| | Motives and motivations are as numerous as the writers who have them. The ranges and measures of "talent" or "success" reflect the prejudices of the readers. I have yet to find any endeavor for which this is not true. Different people are different and they are perceived differently.
My experiences at writing are old and deep. That I "liked" it and was "good" at it made it easy to continue, even as I tried many other disciplines. I grew up in a family of readers. I also grew up with music. In high school, my electives included journalism and band. Journalism was a lot easier. Not only did I make fewer mistakes, but fixing them was not painful.
Completing a curriculum in transportation management, I took an elective in FORTRAN. I learned to instruct a machine to perform calculations. I already had learned other languages, growing up with Hungarian and taking seven years of German before college, and then three more. Computer programming was another language skill. Reading "good programming" articles in media such as Creative Computing, the lessons were easy to learn and apply.
On a project to create a distributed database at General Motors, no one wanted to write the documentation. I wrote it. In the last 20 years, I have created about 50 user manuals for large and small businesses in finance and automation. On a project at Digital Equipment, they wanted me to prove that someone with a high school education could read and understand the user manual. This was intuitively obvious to them, but they wanted proof. So, I read some books on reading metrics and wrote a Fortran program to parse the user manual. On a project to create a multiprocessor high speed industrial controller, I pushed the manual for the interactive debugger down to the sixth grade reading level. Good writing is easy to understand.
Working in technology and business, I meet entrepreneurs and creators. Writing magazine articles about them is extra money for me. It also allows me to honor them among their peers.
When I was in high school and read Ayn Rand's Objectivist Newsletter, I was shocked by her condemnation of the Encyclopedia Britannica. I survived. Since then, I have had three good opportunities to take the EB to task. Their opinions on the Spanish Armada and the Battle of Lake Erie were easy to balance against the facts presented by the Catholic Encyclopedia and the Americana. When I discovered numismatics, I started writing about coins in particular and money in general. While citing the Britannica in print, I told myself a joke in my head. One consequence of that was a literary award from the American Numismatic Association. I now write a monthly column ("Internet Connections") for the ANA's Numismatist magazine.
As a "radical for capitalism" I find annoying inconsistencies within numismatics. It is a hobby where people buy and sell money in a laissez faire economy. Yet, anti-capitalist attitudes seep into the common expectations. I am preparing a paper for a festschrift in which I establish a capitalist context for the "wildcat" banking era in American history.

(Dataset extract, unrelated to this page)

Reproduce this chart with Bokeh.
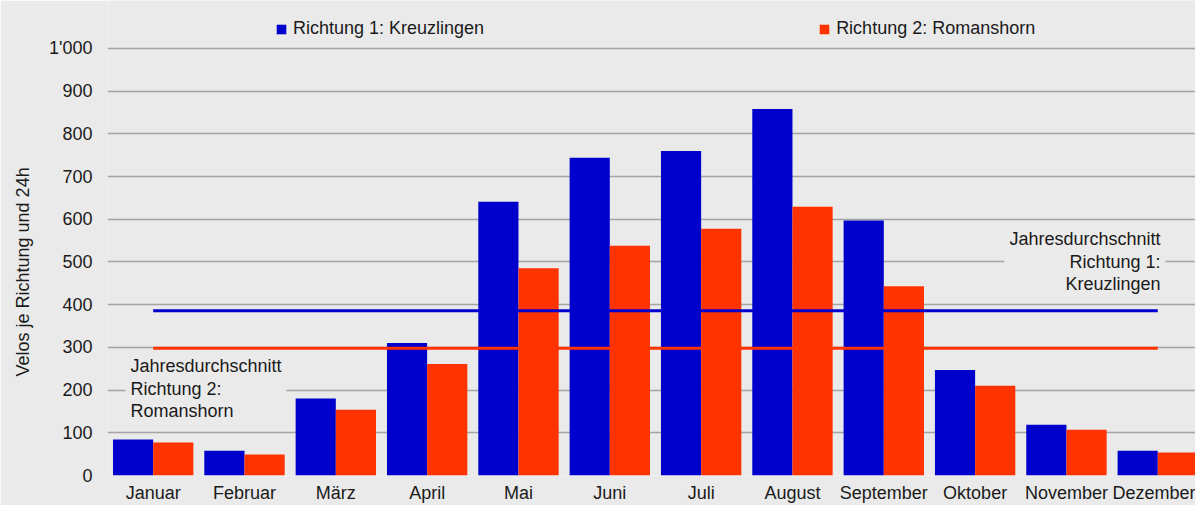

"Nonfiction" is an anti-concept. We have no word for writing the truth. Yet, that is what I do. I have published two poems, both in computer magazines. I have published two science fiction stories. One appeared in a Loompanics catalog. The other won first prize in a contest to describe the future of design reprographics. I told the story of a designer, living on Mars as it is being colonized. They paid me a dollar a word for that.